Julie Zimmerman named editor in chief of Environmental Science and Technology

by Linda Wang
March 7, 2020 | A version of this story appeared in Volume 98, Issue 9

 

This is a photo of Julie Zimmerman.
Credit: Courtesy of Julie Zimmerman
Julie Zimmerman

Julie B. Zimmerman, a professor of chemical and environmental engineering at Yale University, was named editor in chief of the American Chemical Society journal Environmental Science and Technology (ES&T). She succeeds David L. Sedlak, who was editor in chief of the journal since 2015.

“I’m excited about ES&T for the same reason that generations of scientists and engineers have been excited about it for over 50 years; it is the place you turn to if you are interested in the nexus of great science and positive environmental impact,” Zimmerman says. “The same dedicated insights that ES&T has supplied since its founding will be even more necessary today and into the future if we are to deal with emerging environmental concerns.”

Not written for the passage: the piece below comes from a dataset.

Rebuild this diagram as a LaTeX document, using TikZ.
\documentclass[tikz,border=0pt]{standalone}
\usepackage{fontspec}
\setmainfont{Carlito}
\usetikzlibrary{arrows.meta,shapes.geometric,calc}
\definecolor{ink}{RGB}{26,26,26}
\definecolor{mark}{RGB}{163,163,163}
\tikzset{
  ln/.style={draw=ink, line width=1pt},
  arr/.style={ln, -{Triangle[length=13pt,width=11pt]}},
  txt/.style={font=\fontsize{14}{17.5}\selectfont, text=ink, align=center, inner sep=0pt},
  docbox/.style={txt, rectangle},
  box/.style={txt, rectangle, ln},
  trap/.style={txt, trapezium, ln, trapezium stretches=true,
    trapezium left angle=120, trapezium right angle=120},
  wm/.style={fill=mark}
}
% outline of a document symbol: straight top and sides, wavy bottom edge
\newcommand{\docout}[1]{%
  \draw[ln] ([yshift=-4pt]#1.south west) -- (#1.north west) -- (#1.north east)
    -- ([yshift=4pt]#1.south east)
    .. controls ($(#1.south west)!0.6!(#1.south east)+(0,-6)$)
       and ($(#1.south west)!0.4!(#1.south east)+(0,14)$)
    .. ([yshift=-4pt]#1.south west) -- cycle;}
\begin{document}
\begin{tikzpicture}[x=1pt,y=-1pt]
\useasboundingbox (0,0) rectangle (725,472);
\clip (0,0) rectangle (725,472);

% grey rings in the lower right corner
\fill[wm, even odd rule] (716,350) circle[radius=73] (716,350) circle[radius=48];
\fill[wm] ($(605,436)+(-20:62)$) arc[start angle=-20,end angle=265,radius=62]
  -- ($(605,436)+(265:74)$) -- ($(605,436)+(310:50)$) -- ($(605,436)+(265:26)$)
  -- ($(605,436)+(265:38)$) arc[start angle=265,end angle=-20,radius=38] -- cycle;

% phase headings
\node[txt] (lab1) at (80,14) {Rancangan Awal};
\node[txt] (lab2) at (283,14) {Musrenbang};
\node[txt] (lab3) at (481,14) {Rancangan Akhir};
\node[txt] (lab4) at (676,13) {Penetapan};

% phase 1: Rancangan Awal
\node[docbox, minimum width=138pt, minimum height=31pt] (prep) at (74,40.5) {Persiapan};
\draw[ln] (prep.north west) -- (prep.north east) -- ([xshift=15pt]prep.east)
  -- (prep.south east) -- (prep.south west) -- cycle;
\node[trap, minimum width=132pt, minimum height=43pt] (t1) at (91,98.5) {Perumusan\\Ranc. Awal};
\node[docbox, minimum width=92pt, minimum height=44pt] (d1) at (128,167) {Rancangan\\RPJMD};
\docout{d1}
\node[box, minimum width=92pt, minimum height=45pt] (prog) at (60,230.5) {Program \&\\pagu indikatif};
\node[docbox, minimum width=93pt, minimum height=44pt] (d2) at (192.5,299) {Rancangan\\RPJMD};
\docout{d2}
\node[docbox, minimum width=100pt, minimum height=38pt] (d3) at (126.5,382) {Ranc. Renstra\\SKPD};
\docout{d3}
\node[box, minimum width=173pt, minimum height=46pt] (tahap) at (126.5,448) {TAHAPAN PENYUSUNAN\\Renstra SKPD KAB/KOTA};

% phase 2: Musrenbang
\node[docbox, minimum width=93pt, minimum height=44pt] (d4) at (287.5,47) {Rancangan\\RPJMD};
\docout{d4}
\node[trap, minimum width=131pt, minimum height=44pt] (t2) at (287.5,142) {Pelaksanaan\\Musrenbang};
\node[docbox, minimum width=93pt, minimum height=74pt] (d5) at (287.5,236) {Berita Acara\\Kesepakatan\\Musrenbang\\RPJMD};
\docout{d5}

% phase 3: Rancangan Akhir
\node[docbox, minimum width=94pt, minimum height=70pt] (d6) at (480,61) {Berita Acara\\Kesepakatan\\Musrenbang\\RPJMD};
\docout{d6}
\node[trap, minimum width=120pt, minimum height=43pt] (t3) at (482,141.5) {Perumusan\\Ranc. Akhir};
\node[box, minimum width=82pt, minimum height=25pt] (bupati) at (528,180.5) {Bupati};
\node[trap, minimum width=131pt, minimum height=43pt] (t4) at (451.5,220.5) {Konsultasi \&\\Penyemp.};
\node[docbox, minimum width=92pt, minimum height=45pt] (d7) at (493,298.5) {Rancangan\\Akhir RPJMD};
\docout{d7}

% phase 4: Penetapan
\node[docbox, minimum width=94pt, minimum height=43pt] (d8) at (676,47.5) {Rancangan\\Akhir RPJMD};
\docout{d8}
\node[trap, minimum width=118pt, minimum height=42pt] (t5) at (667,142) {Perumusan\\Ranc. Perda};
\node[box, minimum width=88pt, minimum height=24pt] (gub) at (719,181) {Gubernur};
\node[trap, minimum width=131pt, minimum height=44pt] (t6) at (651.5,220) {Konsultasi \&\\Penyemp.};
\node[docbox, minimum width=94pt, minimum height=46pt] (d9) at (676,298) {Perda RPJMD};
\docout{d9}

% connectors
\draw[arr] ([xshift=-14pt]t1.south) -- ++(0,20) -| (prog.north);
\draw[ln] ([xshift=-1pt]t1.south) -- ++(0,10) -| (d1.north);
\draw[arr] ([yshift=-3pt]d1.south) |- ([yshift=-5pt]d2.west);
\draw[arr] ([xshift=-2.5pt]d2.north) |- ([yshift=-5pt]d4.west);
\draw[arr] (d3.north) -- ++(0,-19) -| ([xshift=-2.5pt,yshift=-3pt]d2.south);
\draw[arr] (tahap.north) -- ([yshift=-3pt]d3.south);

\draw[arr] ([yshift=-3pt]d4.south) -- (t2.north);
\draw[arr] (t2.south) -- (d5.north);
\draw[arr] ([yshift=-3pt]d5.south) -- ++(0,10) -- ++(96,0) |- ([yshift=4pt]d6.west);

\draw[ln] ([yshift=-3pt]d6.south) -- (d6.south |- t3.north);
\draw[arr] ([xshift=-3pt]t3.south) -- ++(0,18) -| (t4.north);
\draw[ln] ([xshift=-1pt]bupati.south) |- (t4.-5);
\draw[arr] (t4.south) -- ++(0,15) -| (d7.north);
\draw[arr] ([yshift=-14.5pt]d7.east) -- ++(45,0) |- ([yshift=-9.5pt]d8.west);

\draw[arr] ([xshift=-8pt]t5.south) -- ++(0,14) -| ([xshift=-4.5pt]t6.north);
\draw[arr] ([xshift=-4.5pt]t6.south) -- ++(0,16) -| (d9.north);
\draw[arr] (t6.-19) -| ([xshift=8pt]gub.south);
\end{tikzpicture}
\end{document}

One of her goals for the journal is to have it become a genuine catalyst for integrated systems thinking. “We are not going to save the world with the same fragmented thinking that got us into these problems, and we aren’t going to solve them with fragmented solutions. This coming generation of problem solvers will use the interconnectedness of our systems as a pathway toward global restoration, and ES&Twill be supporting and facilitating this work every day.”

Zimmerman was an associate editor of ES&T since 2012. Her research focuses on water treatment, environmental implications and applications of nanotechnology, and the integrated biorefinery. She is a coauthor of the textbook Environmental Engineering: Fundamentals, Sustainability, Design. She recently testified before the US House Committee on Science, Space, and Technology on the Sustainable Chemistry Research and Development Act of 2019.

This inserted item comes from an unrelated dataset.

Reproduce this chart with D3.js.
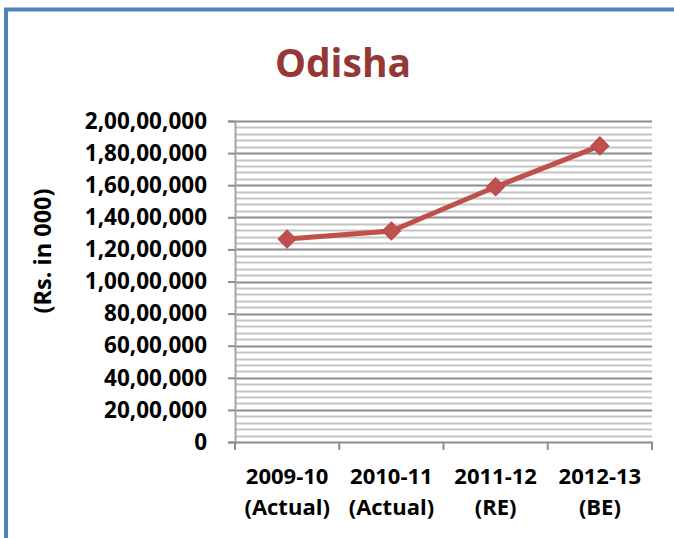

Zimmerman earned a BS in civil environmental engineering from the University of Virginia and a dual PhD in environmental and water resources engineering and resource policy and behavior from the University of Michigan.

“Environmental science is perhaps more important now than ever before, and the next few years will be critical for our environment,” says James Milne, president of ACS’s Publications Division. “Professor Zimmerman is the right person to lead the journal’s work in advancing the science that encompasses and touches all of our lives.”